程锦年看着他这副表情觉得甚是无趣,想了想说,“虽然如此,但如果再被我发现你偷偷逃走,下次我不会这么轻易的放过你。”
顾清枫听到这话,才缓缓的想起来在昏倒之前自己经历的种种。
他伸手摸了摸自己被玻璃渣扎过的半边身子,那清晰的疼痛和伤疤将会深刻的记着他是因为什么才收此虐行的。

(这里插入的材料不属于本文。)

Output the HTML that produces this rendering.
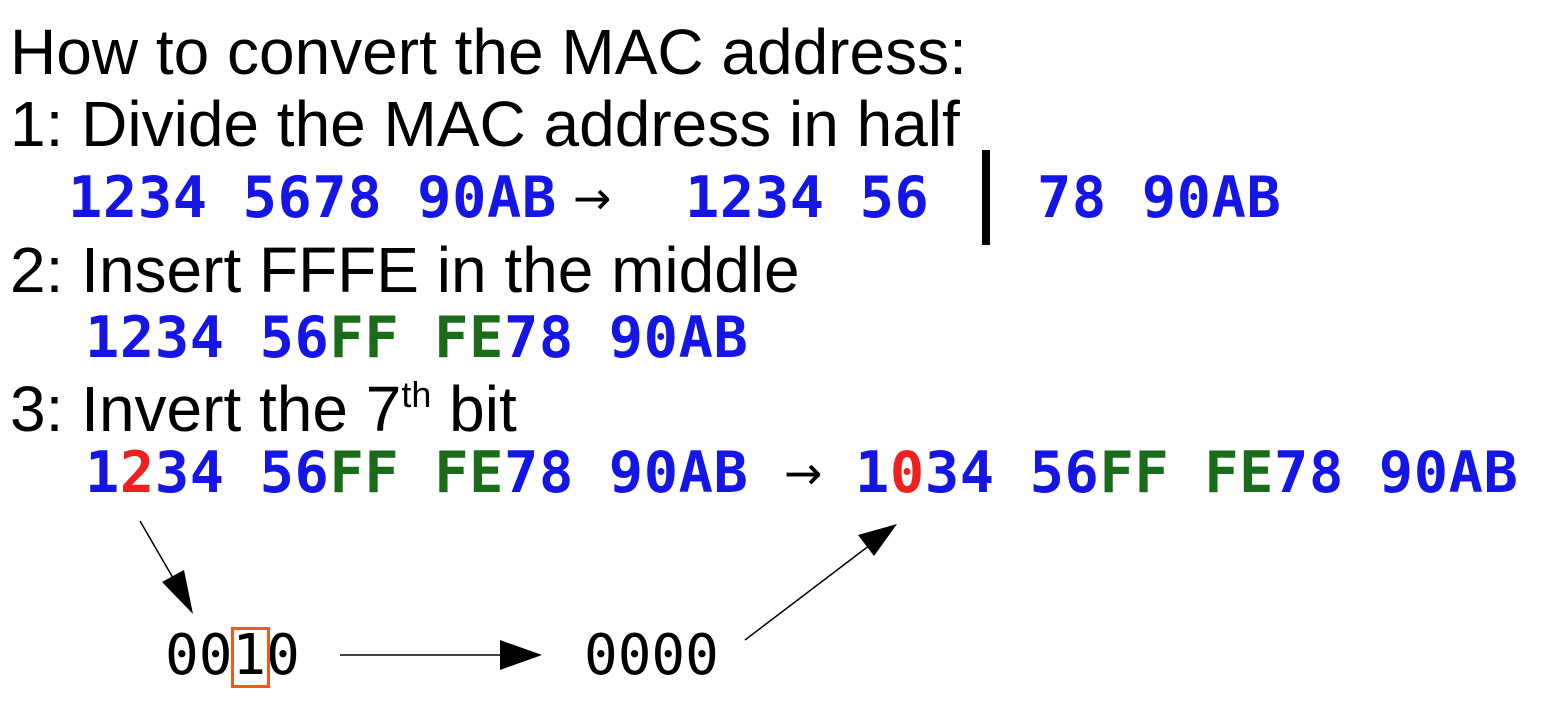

对于程锦年惨无人道的暴虐,顾清枫已经习以为常,他已经不指望程锦年会对他仁慈了。
程锦年见他发呆不说话,表情十分的难堪,捏着他下巴的手微微的用力,“发什么呆?”
顾清枫吃痛反应过来,看着他突然很是听话道,“好,我知道了。”
见顾清枫这么痛快,程锦年倒是有些不适应起来,放开他,冷冰冰道,“你他妈最好不要给我耍什么花样,这段时间你好好的给我在医院里养病,没有我的允许哪里都不准去。”
顾清枫扯了扯嘴角,笑的很是牵强,“禁足?我连想去哪里都决定不了了吗?”
程锦年脸色阴沉,“随便你怎么想,但是如果被我知道你偷偷跑出去,你可以先预想一下后果是不是你自己能够承担的起的。”
“程锦年,我想不到你这么关着我的意义,我们已经离婚了,而我的肾你也已经不需要了,为什么还要关着我?”
程锦年愣了一下,想不到顾清枫居然会问他这样的问题,所以有些恼羞成怒,“谁他妈跟你说不需要了?相比那颗年老的肾,好像你这一颗更鲜活一些。”
这话令顾清枫浑身一僵……他就知道,程锦年不可能这么轻易的放过他身体里的这颗肾。
顾清枫坐在床上想了片刻,突然想到如果是程锦年需要这颗肾,说不定他会毫不犹豫的让他拿去。